We review a “sentence[ ]—whether inside, just outside, or significantly outside the Guidelines range—under a deferential abuse-of-discretion standard.” Gall v. United States, 552 U.S. 38, 41, 128 S.Ct. 586, 169 L.Ed.2d 445 (2007). To pass this review, the sentence must be both procedurally and substantively reasonable. Id. at 51, 128 S.Ct. 586. In determining procedural reasonableness, we consider whether the district court properly calculated the advisory Sentencing Guidelines range, gave the parties an opportunity to argue for an appropriate sentence, considered the 18 U.S.C. § 3553(a) factors, and sufficiently explained the selected sentence. Id. at 49-51, 128 S.Ct. 586; see United States v. Provance, 944 F.3d 213, 218 (4th Cir. 2019). If a sentence is free of “significant procedural error,” then we review it for substantive reasonableness, “tak[ing] into account the totality of the circumstances.” Gall, 552 U.S. at 51, 128 S.Ct. 586. “A sentence that is within or below a properly calculated Guidelines range is presumptively reasonable. On appeal, such a presumption can only be rebutted by showing that the sentence is unreasonable when measured against the 18 U.S.C. § 3553(a) factors.” United States v. Bennett, 986 F.3d 389, 401 (4th Cir. 2021) (citation and internal quotation marks omitted).

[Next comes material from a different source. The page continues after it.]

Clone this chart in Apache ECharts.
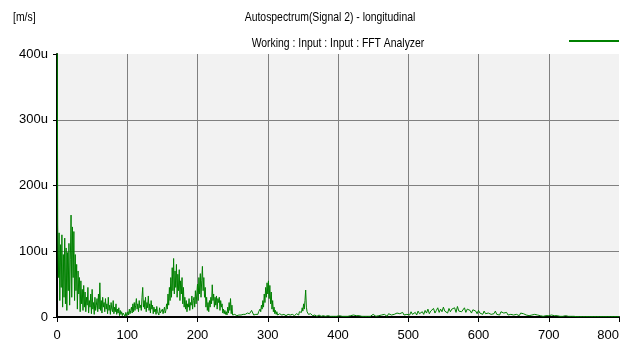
<!DOCTYPE html>
<html>
<head>
<meta charset="utf-8">
<script src="https://cdn.jsdelivr.net/npm/echarts@6/dist/echarts.min.js"></script>
<style>
  html, body { margin: 0; padding: 0; background: #fff; }
  #chart { width: 627px; height: 350px; }
</style>
</head>
<body>
<div id="chart"></div>
<script>
// spectrum 0..399 Hz, 1 Hz steps (values in u = micro m/s)
const lowStep = 1;
const lowAmp = [
  600, 140, 60, 128, 25, 110, 45, 125, 15, 95, 30, 120, 20, 105, 10, 98, 40, 112, 18, 88,
  155, 30, 137, 60, 130, 25, 95, 40, 80, 12, 70, 35, 60, 8, 55, 20, 42, 10, 48, 15,
  38, 8, 30, 18, 45, 6, 25, 15, 35, 5, 42, 12, 22, 4, 30, 10, 18, 28, 8, 35,
  12, 52, 10, 25, 6, 30, 15, 22, 8, 28, 12, 20, 5, 30, 10, 18, 4, 22, 12, 8,
  25, 5, 15, 8, 20, 4, 12, 6, 14, 2, 10, 4, 8, 2, 6, 3, 5, 1, 7, 2,
  4, 8, 3, 12, 5, 10, 15, 6, 20, 8, 22, 10, 18, 28, 12, 20, 8, 25, 14, 18,
  10, 30, 45, 15, 25, 12, 30, 8, 22, 14, 32, 10, 20, 6, 25, 12, 18, 5, 15, 8,
  12, 4, 16, 8, 10, 3, 14, 6, 9, 4, 12, 5, 8, 15, 6, 10, 20, 12, 35, 18,
  45, 25, 60, 30, 75, 40, 89, 35, 70, 45, 80, 30, 65, 40, 72, 25, 55, 35, 60, 20,
  45, 15, 30, 12, 25, 8, 20, 15, 28, 10, 22, 18, 32, 12, 25, 30, 15, 40, 20, 35,
  50, 25, 60, 35, 66, 30, 55, 77, 40, 60, 30, 45, 15, 30, 10, 22, 8, 25, 15, 30,
  20, 49, 25, 35, 15, 30, 18, 32, 12, 28, 22, 30, 10, 25, 15, 20, 6, 12, 5, 10,
  4, 8, 3, 15, 6, 22, 10, 28, 5, 18, 3, 6, 2, 4, 3, 5, 2, 4, 2, 3,
  2, 4, 3, 5, 2, 4, 3, 6, 4, 5, 3, 6, 4, 7, 5, 8, 6, 10, 8, 12,
  3, 5, 2, 4, 3, 6, 4, 8, 5, 12, 8, 18, 12, 25, 15, 35, 22, 45, 30, 52,
  35, 55, 28, 48, 20, 38, 12, 25, 8, 15, 5, 10, 4, 8, 3, 6, 2, 5, 3, 4,
  3, 5, 2, 4, 3, 6, 2, 5, 3, 4, 2, 5, 3, 6, 2, 4, 3, 5, 2, 4,
  3, 5, 4, 6, 3, 8, 5, 10, 7, 14, 9, 20, 12, 25, 41, 15, 8, 6, 4, 6,
  3, 5, 2, 4, 2, 3, 1, 3, 2, 4, 1, 2, 1, 3, 1, 2, 1, 2, 1, 2,
  1, 2, 1, 2, 1, 1, 2, 1, 2, 1, 1, 2, 1, 1, 2, 1, 1, 2, 1, 1
];

// spectrum 400..800 Hz, 2 Hz steps
const highStart = 400;
const highStep = 2;
const highAmp = [
  1, 2, 1, 1, 3, 1, 2, 1, 1, 2,
  1, 3, 1, 2, 1, 2, 4, 1, 2, 1,
  2, 1, 3, 1, 2, 4, 2, 1, 3, 2,
  1, 3, 2, 4, 2, 1, 5, 2, 3, 2,
  4, 2, 6, 3, 5, 2, 7, 3, 5, 4,
  6, 3, 8, 4, 5, 7, 3, 9, 5, 6,
  8, 4, 10, 6, 12, 5, 9, 7, 13, 6,
  10, 14, 7, 12, 8, 15, 9, 11, 6, 13,
  8, 12, 10, 14, 7, 16, 9, 12, 8, 11,
  14, 7, 12, 9, 10, 6, 11, 8, 9, 5,
  10, 6, 8, 4, 9, 5, 7, 6, 8, 4,
  7, 5, 9, 4, 6, 3, 8, 5, 6, 4,
  7, 3, 6, 4, 5, 3, 6, 4, 5, 2,
  6, 3, 5, 4, 3, 5, 2, 4, 3, 2,
  4, 2, 3, 5, 2, 3, 1, 4, 2, 3,
  2, 1, 3, 1, 2, 1, 2, 1, 1, 2,
  1, 1, 2, 1, 1, 0.5, 1, 0.5, 1, 0.5,
  0.5, 0.5, 0.5, 0.5, 0.5, 0.5, 0.5, 0.5, 0.5, 0.5,
  0.5, 0.5, 0.5, 0.5, 0.5, 0.5, 0.5, 0.5, 0.5, 0.5,
  0.5, 0.5, 0.5, 0.5, 0.5, 0.5, 0.5, 0.5, 0.5, 0.5,
  0.5
];

const xTicks = [0, 100, 200, 300, 400, 500, 600, 700, 800];
const yTicks = [0, 100, 200, 300, 400];

const points = lowAmp.map((v, i) => [i * lowStep, v])
  .concat(highAmp.map((v, i) => [highStart + i * highStep, v]));

const font = "'Liberation Sans', Arial, sans-serif";
const chart = echarts.init(document.getElementById("chart"));

chart.setOption({
  animation: false,
  backgroundColor: "#fff",
  graphic: [
    { type: "text", x: 13, y: 11, scaleX: 0.8, style: { text: "[m/s]", font: "13px " + font, fill: "#000" } },
    { type: "text", x: 330, y: 11, scaleX: 0.8, style: { text: "Autospectrum(Signal 2) - longitudinal", font: "13px " + font, fill: "#000", textAlign: "center" } },
    { type: "text", x: 338, y: 37, scaleX: 0.8, style: { text: "Working : Input : Input : FFT Analyzer", font: "13px " + font, fill: "#000", textAlign: "center" } }
  ],
  legend: {
    right: 3,
    top: 35,
    icon: "rect",
    itemWidth: 50,
    itemHeight: 2,
    formatter: () => "",
    data: ["Signal 2"]
  },
  grid: {
    left: 57,
    right: 8,
    top: 54,
    bottom: 33,
    outerBoundsMode: "none",
    show: true,
    backgroundColor: "#f2f2f2",
    borderWidth: 0
  },
  xAxis: {
    type: "value",
    min: xTicks[0],
    max: xTicks[xTicks.length - 1],
    interval: 100,
    axisLine: { lineStyle: { color: "#000", width: 2 } },
    axisTick: { show: true, length: 5, lineStyle: { color: "#000" } },
    axisLabel: { color: "#000", fontSize: 13, fontFamily: font, margin: 12, alignMaxLabel: "right" },
    splitLine: { show: true, showMinLine: false, showMaxLine: false, lineStyle: { color: "#808080", width: 1 } }
  },
  yAxis: {
    type: "value",
    min: yTicks[0],
    max: yTicks[yTicks.length - 1],
    interval: 100,
    axisLine: { show: true, lineStyle: { color: "#000", width: 2 } },
    axisTick: { show: true, length: 4, lineStyle: { color: "#000" } },
    axisLabel: {
      color: "#000", fontSize: 13, fontFamily: font, margin: 9,
      formatter: v => (v === 0 ? "0" : v + "u")
    },
    splitLine: { show: true, showMinLine: false, showMaxLine: false, lineStyle: { color: "#808080", width: 1 } }
  },
  series: [{
    name: "Signal 2",
    type: "line",
    data: points,
    showSymbol: false,
    clip: true,
    itemStyle: { color: "#008000" },
    lineStyle: { color: "#008000", width: 1 }
  }]
});
</script>
</body>
</html>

We conclude that the district court committed no significant procedural error. The court properly calculated the Guidelines range, responded to Walkers sentencing arguments, applied the § 3553(a) factors, and sufficiently explained the chosen sentence, finding that violent nature of the offense and the seriousness of Walkers criminal history necessitated Walkers sentence, even considering the positive improvements Walker made while incarcerated. We also conclude that the sentence is substantively reasonable. The 348-month sentence is below the Guidelines range, and there is nothing in the record to rebut the presumption of reasonableness accorded to it. See id.

In accordance with Anders, we have reviewed the entire record in this case and have found no meritorious grounds for appeal. We therefore affirm the district courts amended criminal judgment. This court requires that counsel inform Walker, in writing, of the right to petition the Supreme Court of the United States for further review. If Walker requests that counsel file such a petition, but counsel believes that such a petition would be frivolous, then counsel may move in this court for leave to withdraw form representation. Counsels motion must state that counsel served a copy thereof on Walker.

We dispense with oral argument because the facts and legal contentions are adequately presented in the materials before this court and argument would not aid the decisional process.

AFFIRMED

FOOTNOTES

FOOTNOTE

.   Walker asserts in his pro se briefs that (1) the district court did not have subject-matter jurisdiction over his kidnapping offense, (2) the district court used an incorrect version of the United States Sentencing Guidelines Manual at resentencing, (3) the federal kidnapping statute is void for vagueness, and (4) the court erroneously failed to lower his sentence after he successfully appealed his original convictions. We have carefully considered Walkers arguments and conclude that they are without merit.

PER CURIAM:

Affirmed by unpublished per curiam opinion.

Unpublished opinions are not binding precedent in this circuit.